CONFERENCES 2000 - EuroMeSCo

Volker Perthes

Stiftung Wissenschaft und Politik (SWP), Berlin

(Comment to the Panel on "Palestinian Transition")

Regarding the title of this panel – “Palestine in Transition: Experience and Lessons”-, I have to say that I learned quite something about Palestinian experiences, but I still have a couple of questions concerning the lessons from the Palestinian experience, as well as the issue of transition.

We have learned through five excellent presentations about the structural difficulties of peace negotiations on the Palestinian-Israeli track (from Hani Al-Hassan and Hanan Ashrawi), we have learned about the lack of consultation and democratic participation (from Mohammed Jadallah), we have learned about the responsibility of Israelis, Palestinians and third parties for the lack of real transition (from Ghassan Khatib) and about the failures of external parties to protect the peace process against the imbalances of power. We have also heard about the failure to link “democracy programmes” to social services (from Izzat Abdul Hadi), and, very importantly, we have heard that there is indeed a public opinion that counts – not only in Israel, but in Palestine as well (from Hanan Ashrawi).

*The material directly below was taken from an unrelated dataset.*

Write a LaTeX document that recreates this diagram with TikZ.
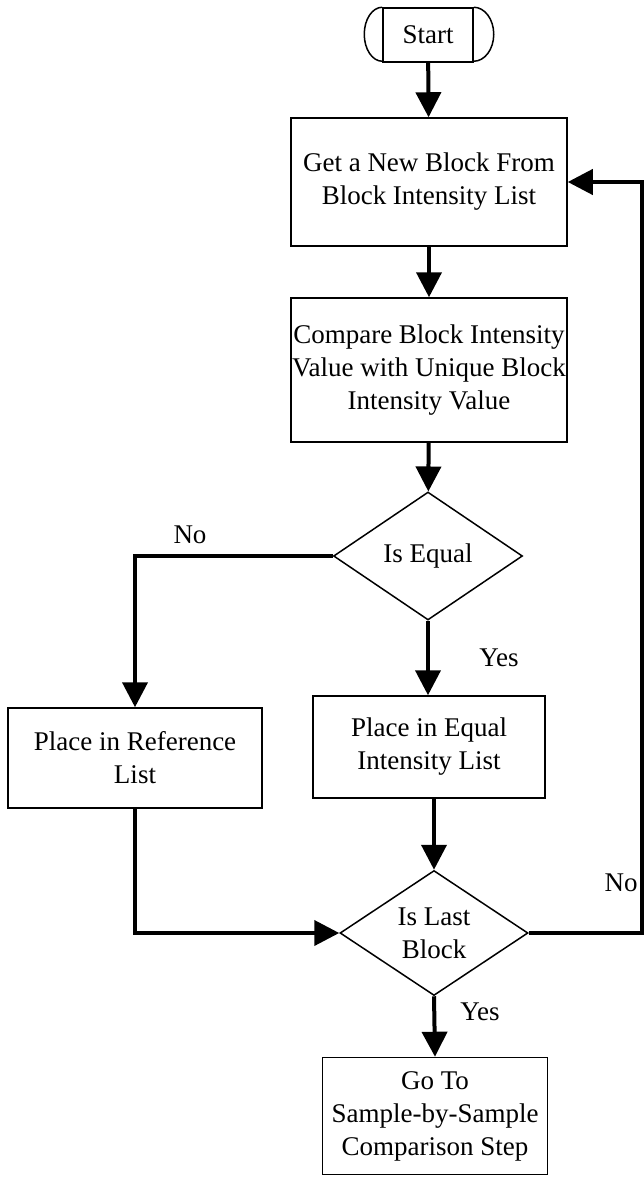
\documentclass[tikz,border=0pt]{standalone}
\usepackage{fontspec}
\setmainfont{Liberation Serif}
\usetikzlibrary{shapes.geometric,arrows.meta}
\tikzstyle{every node}=[font=\fontsize{27}{33}\selectfont,align=center]
\tikzstyle{stepbox}=[draw=black,line width=1.5pt,rectangle,inner sep=0pt]
\tikzstyle{decision}=[draw=black,line width=1.5pt,diamond,inner sep=0pt]
\tikzstyle{flow}=[line width=4pt,-{Triangle[length=25pt,width=25pt]}]

\begin{document}
\begin{tikzpicture}[x=1pt,y=-1pt]
    \useasboundingbox (0,0) rectangle (644,1183);
    % boxes
    \node[stepbox,minimum width=90pt,minimum height=54pt] (start) at (428,35) {Start};
    \draw[line width=1.5pt] (start.north west) arc[start angle=90,end angle=270,x radius=18pt,y radius=27pt];
    \draw[line width=1.5pt] (start.north east) arc[start angle=90,end angle=-90,x radius=20pt,y radius=27pt];
    \node[stepbox,minimum width=276pt,minimum height=128pt] (getblock) at (429,182)
        {Get a New Block From\\Block Intensity List};
    \node[stepbox,minimum width=276pt,minimum height=144pt] (compare) at (429,370)
        {Compare Block Intensity\\Value with Unique Block\\Intensity Value};
    \node[decision,minimum width=189pt,minimum height=128pt] (isequal) at (428,556) {Is Equal};
    \node[stepbox,minimum width=254pt,minimum height=100pt] (reflist) at (135,758)
        {Place in Reference\\List};
    \node[stepbox,minimum width=232pt,minimum height=102pt] (eqlist) at (429,747)
        {Place in Equal\\Intensity List};
    \node[decision,minimum width=188pt,minimum height=125pt] (islast) at (434,933) {Is Last\\Block};
    \node[stepbox,minimum width=225pt,minimum height=117pt] (goto) at (435,1116)
        {Go To\\Sample-by-Sample\\Comparison Step};
    % labels
    \node (no1) at (190,535) {No};
    \node (yes1) at (499,658) {Yes};
    \node (no2) at (621,883) {No};
    \node (yes2) at (480,1012) {Yes};
    % connectors
    \coordinate (back) at (642,933);
    \draw[flow] (start) -- (getblock);
    \draw[flow] (getblock) -- (compare);
    \draw[flow] (compare) -- (isequal);
    \draw[flow] (isequal.west) -| (reflist.north);
    \draw[flow] (isequal.south) -- (isequal.south |- eqlist.north);
    \draw[flow] (eqlist.south -| islast.north) -- (islast.north);
    \draw[flow] (reflist.south) |- (islast.west);
    \draw[flow] (islast.east) -- (back) |- (getblock.east);
    \draw[flow] (islast.south) -- (goto.north);
\end{tikzpicture}
\end{document}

However, let me ask you a couple of questions, from a European perspective, about the lessons to be drawn from the Palestinian experience. There are several points here that could be valuable for the Euro-Mediterranean experiment too. One: is there something to be learned from the negotiations on the Palestinian-Israeli track for the Syrian and Lebanese tracks that are still less advanced; issues that come to my mind are those of gradualism, and of postponing central issues. We may also ask whether Palestinians and Israelis, over their long negotiations, acquired some particular experience in peace-making, or even in cooperation between societal actors, that could be made use of for the Syrian and Lebanese tracks.

Other issues are the lessons which the Europeans might draw from their involvement in Palestine. Europe has been involved politically in Palestine (and the Palestinian track of the peace process) much more than on any other track: Consider Europe’s support programmes for Palestinian universities and government institutions, or even for security cooperation. Political involvement, of course, always involves a degree of interference with the sovereign rights of another political entity.

One might ask, of course, whether we can speak of interference with another entity’s sovereignty if that entity, i.e. Palestine, has not yet become sovereign in the first place. Nevertheless, we have to admit that the question of how much political involvement is appreciated by our partners, and at what point it turns into interference, which is refused, constitutes a problem for the entire Euro-Med Partnership. And perhaps we can learn from our Palestinian experience here.

Regarding the issue of transition, I got the impression that all speakers understood this concept as referring to the transition from occupation to independence or statehood, or state-building. What I missed was the notion of socio-political transitions and elite changes. Are their no new elite, new leaders, emerging from society that have a different understanding of politics, of governance, and of cooperation than the old leadership that we find in both the PA and the opposition? We have heard in this panel that the “old left” is not much more open to pluralism and political competition than the ‘sulta’. And we know from experience that many of the Palestinian NGOs are not actually very open to co-operation among each other. So the question is – and its relevance extends beyond the Palestinian case – where new elites would come from, that are less authorization, less a mirror–image of the old elites, and more open to pluralism and cooperation.

Let me close with a note on a remark by Mohammed Jadallah. He said that Palestinians do not feel to be part of the negotiations. My feeling (probably coming from a very “realistic” perspective of international relations) is, that this is nothing particular to the Palestinians, or to the Arab-Israeli peace process. People do not make peace. States do (this, among other reasons, makes it necessary that a Palestinian state is established). People, then, have to fill peace with life, to build their state, and to manage transitions.